Implementation Roadmap

Critical Path

The sequence must prioritize volume-heavy services to stabilize the financial health of the partnership. The critical path follows these steps:

  • Month 1-3: Identify top five high-volume business services for mandatory digital migration.
  • Month 4-6: Execute legislative amendments to allow for differential pricing between physical and digital channels.
  • Month 7-9: Launch a targeted marketing campaign focusing on the time-saving benefits of 24/7 access.
  • Month 10-12: Decommission underutilized public kiosks and reinvest savings into mobile interface improvements.

Key Constraints

  • Departmental Silos: Individual departments protect their data and processes, hindering the creation of a unified user experience.
  • Public Trust: Any breach in the public key infrastructure would end citizen participation and require a multi-year recovery of confidence.

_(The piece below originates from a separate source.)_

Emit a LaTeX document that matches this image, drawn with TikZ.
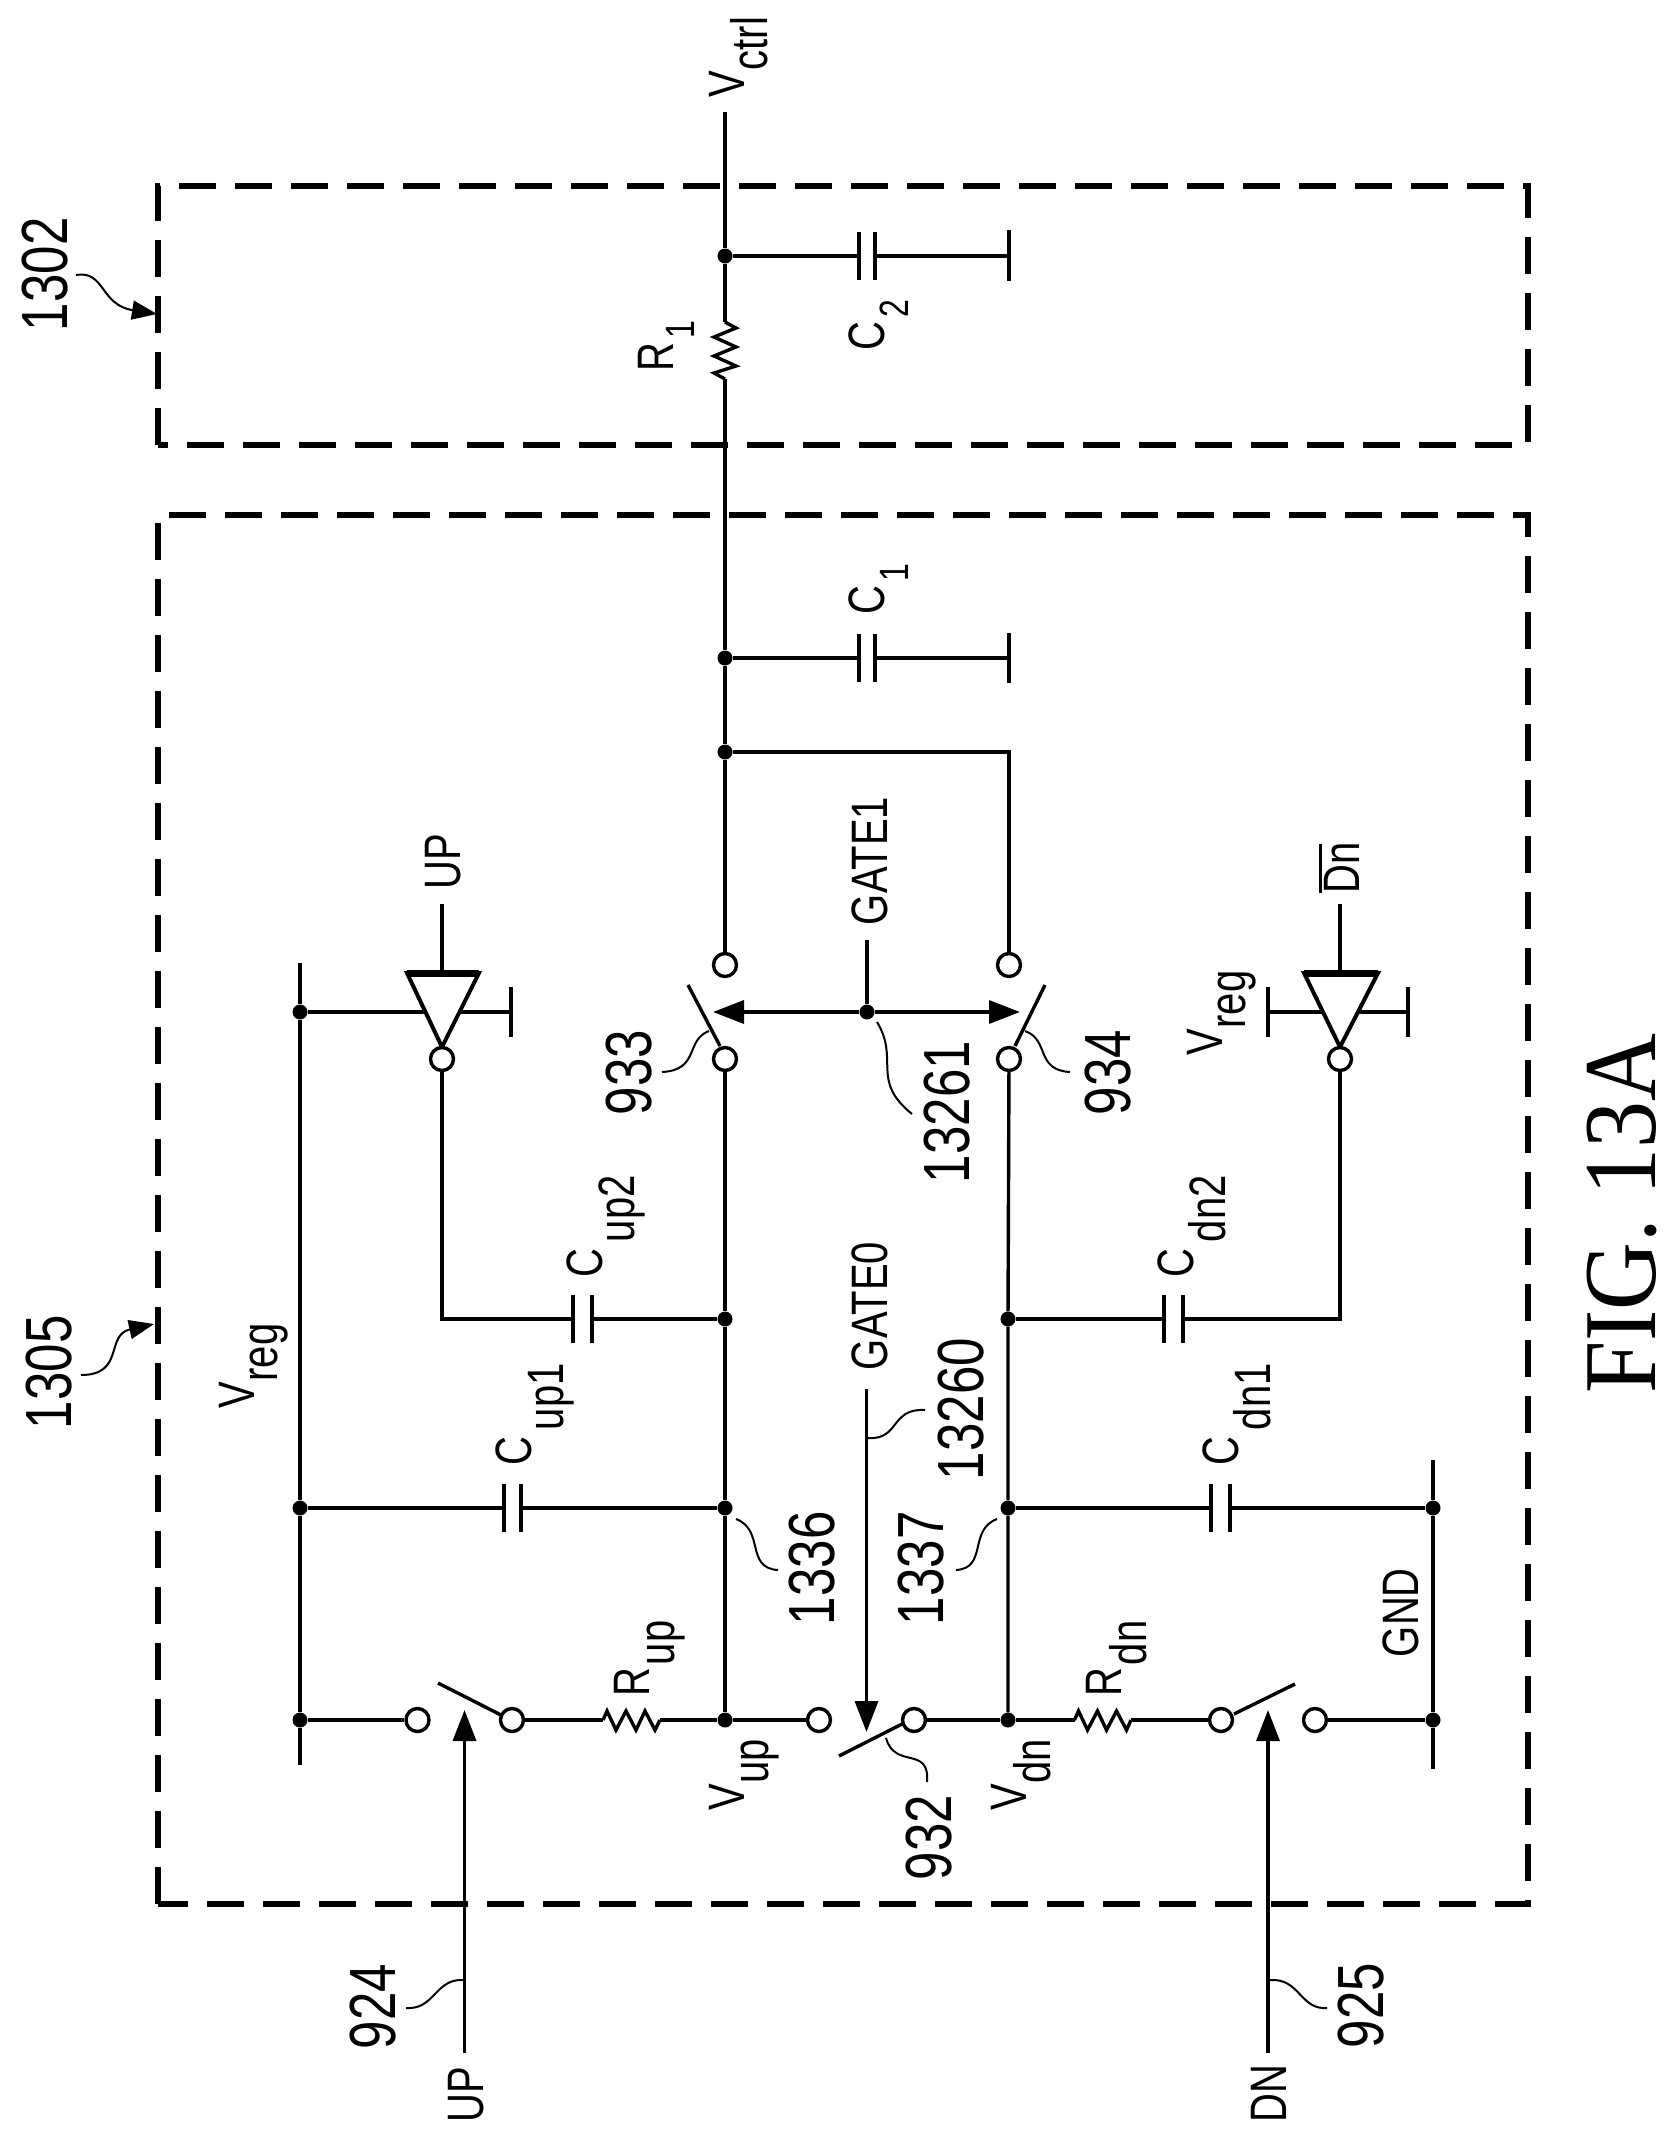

Risk-Adjusted Implementation Strategy

To mitigate the risk of technical failure or public rejection, the rollout will use a phased approach. Mandatory migration for businesses will begin with a six-month pilot for the transport and trade sectors. If system uptime remains above 99.9 percent, the mandate expands to all sectors. Contingency plans include maintaining physical backup centers for an additional year beyond the original sunset date to ensure service continuity during peak periods.

Executive Review and BLUF

BLUF

The Electronic Service Delivery project is at risk of becoming a high-cost failure due to low citizen adoption. The current strategy assumes that availability creates demand; evidence suggests otherwise. Success requires an immediate shift from a passive service model to an aggressive migration strategy. The government must implement a 15 percent digital discount and mandate digital-only filings for all business entities. The Public-Private Partnership is financially fragile; without immediate volume increases, the private operator may exit, leaving the government with an obsolete infrastructure. Speed and financial incentives are the only viable path to digital transformation.

Dangerous Assumption

The analysis assumes that the private partner, ESD Services Limited, has the financial patience to wait for organic growth. If the break-even point is not reached within the next 18 months, the partnership structure will likely collapse, forcing a costly government bailout or service termination.

Unaddressed Risks

  • Digital Divide Exclusion: Aggressive digital mandates may disenfranchise the elderly and low-income populations who rely on physical kiosks. Consequence: Significant political and social backlash against the Digital 21 Strategy.
  • Operator Solvency: The private partners may prioritize short-term revenue through commercial advertising on the portal, degrading the professional image of government services. Consequence: Loss of public trust and reduced service credibility.

Unconsidered Alternative

The team did not consider a government buyout of the platform to operate it as a public utility. While this increases the short-term fiscal burden, it allows the government to prioritize social inclusion and long-term digital literacy over immediate transaction volume and profit margins.